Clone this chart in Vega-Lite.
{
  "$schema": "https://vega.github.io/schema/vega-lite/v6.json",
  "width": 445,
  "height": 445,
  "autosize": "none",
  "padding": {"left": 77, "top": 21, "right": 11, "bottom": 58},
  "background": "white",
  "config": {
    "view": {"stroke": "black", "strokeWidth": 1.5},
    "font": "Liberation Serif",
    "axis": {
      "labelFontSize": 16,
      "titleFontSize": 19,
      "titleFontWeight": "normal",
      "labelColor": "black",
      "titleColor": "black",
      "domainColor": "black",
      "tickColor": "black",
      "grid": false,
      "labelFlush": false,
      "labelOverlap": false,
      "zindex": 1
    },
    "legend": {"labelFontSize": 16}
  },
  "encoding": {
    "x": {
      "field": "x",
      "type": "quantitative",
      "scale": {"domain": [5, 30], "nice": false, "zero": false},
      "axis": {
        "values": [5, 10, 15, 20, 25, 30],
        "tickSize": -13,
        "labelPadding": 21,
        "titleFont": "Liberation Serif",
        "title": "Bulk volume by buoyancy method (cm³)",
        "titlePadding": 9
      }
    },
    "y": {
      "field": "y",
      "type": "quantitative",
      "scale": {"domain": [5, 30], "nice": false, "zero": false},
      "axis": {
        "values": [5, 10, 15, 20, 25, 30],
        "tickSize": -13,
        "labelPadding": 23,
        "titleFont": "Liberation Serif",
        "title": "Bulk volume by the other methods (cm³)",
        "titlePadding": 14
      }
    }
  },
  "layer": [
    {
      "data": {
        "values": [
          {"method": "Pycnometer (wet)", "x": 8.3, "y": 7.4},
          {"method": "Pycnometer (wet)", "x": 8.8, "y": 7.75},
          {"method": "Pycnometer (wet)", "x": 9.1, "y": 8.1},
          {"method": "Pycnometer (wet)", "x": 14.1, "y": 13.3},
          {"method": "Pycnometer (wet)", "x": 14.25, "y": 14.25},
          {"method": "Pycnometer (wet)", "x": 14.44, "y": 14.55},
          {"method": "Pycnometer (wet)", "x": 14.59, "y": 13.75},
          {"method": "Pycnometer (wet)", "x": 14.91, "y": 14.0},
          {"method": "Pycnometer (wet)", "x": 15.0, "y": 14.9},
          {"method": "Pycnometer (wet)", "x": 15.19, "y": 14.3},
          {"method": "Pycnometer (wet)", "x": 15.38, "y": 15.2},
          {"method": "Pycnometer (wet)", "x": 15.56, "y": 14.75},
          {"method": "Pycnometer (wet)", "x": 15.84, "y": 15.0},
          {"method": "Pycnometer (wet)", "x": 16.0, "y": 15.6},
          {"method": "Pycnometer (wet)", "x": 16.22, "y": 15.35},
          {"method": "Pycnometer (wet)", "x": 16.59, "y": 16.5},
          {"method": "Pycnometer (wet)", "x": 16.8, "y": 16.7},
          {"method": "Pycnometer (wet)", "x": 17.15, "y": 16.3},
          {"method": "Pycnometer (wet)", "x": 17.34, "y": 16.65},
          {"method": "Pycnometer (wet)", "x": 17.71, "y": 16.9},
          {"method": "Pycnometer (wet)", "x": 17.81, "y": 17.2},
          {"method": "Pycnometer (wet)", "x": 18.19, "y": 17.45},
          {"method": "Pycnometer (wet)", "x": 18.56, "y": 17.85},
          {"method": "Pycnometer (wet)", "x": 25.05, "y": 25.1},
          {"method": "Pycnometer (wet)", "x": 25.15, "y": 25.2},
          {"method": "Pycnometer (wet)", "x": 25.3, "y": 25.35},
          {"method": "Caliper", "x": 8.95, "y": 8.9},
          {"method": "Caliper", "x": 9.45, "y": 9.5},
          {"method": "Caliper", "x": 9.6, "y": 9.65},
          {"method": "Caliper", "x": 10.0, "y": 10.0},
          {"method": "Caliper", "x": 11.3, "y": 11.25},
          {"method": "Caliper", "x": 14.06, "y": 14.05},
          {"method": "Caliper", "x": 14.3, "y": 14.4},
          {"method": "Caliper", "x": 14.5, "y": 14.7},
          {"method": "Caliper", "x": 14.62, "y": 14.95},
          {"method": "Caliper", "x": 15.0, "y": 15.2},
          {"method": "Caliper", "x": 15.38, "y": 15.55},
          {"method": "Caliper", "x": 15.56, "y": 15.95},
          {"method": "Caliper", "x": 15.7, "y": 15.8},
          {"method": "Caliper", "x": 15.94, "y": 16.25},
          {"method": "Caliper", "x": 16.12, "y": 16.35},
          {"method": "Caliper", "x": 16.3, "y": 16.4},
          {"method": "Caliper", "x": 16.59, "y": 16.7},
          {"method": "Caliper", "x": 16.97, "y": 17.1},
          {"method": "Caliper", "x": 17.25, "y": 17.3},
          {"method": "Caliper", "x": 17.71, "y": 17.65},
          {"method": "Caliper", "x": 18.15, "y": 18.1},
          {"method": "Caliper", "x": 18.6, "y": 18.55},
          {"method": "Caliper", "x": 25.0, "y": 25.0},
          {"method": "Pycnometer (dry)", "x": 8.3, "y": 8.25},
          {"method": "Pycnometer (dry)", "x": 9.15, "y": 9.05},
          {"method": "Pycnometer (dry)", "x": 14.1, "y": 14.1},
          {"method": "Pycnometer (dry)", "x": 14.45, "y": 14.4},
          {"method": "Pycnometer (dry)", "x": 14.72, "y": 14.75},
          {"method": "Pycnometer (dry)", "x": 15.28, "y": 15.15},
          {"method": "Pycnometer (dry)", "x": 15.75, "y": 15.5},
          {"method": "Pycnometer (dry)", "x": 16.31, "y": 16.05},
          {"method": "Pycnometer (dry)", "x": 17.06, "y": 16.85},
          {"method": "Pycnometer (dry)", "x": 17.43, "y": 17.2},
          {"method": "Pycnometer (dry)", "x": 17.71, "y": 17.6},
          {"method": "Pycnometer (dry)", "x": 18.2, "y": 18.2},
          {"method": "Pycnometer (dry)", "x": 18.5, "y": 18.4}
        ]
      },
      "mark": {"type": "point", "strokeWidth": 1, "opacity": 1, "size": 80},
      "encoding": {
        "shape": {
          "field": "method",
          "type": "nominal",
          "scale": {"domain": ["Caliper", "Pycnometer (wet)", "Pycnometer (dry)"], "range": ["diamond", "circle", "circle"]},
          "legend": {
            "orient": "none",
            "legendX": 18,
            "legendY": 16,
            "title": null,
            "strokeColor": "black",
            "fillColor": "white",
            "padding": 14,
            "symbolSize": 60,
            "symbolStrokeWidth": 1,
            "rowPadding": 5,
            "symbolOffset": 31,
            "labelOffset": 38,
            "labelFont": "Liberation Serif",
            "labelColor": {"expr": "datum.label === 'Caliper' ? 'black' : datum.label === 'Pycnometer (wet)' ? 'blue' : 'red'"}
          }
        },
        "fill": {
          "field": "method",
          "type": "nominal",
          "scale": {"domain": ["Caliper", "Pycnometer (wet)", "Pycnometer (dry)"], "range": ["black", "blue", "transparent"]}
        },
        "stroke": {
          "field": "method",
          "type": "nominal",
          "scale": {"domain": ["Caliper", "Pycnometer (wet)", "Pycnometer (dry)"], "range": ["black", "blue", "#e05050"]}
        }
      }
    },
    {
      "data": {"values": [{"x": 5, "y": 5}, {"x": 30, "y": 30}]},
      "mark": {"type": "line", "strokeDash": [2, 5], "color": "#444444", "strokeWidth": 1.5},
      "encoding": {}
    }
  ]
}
* * *
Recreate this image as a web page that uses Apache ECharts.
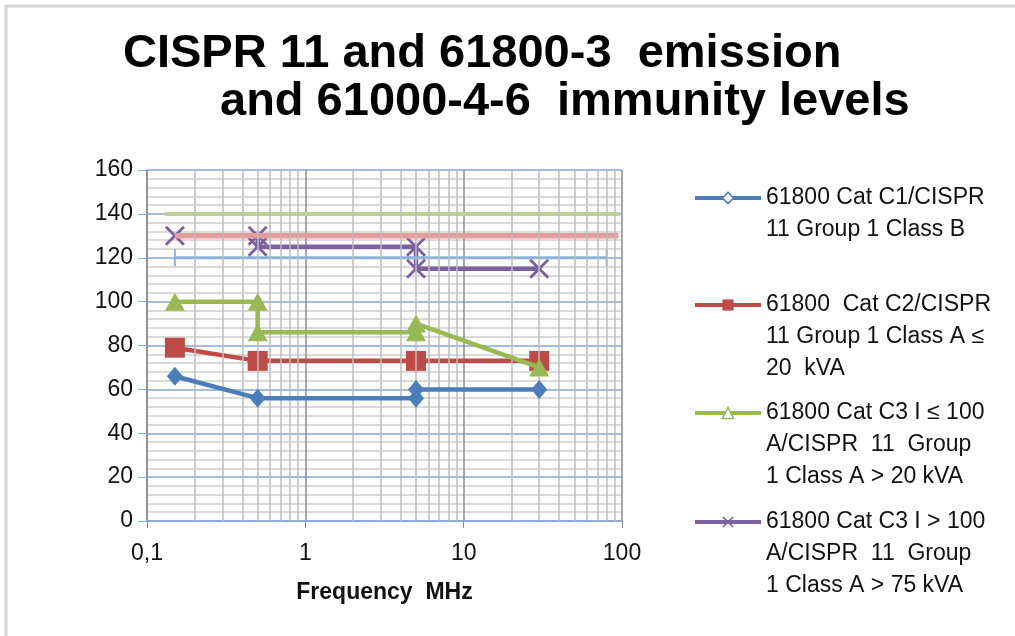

_EXERCISE DESCRIPTION_
Of the lines in the records, determine how many contain the word "this", and report that number alone.

_EXERCISE ANSWER_
2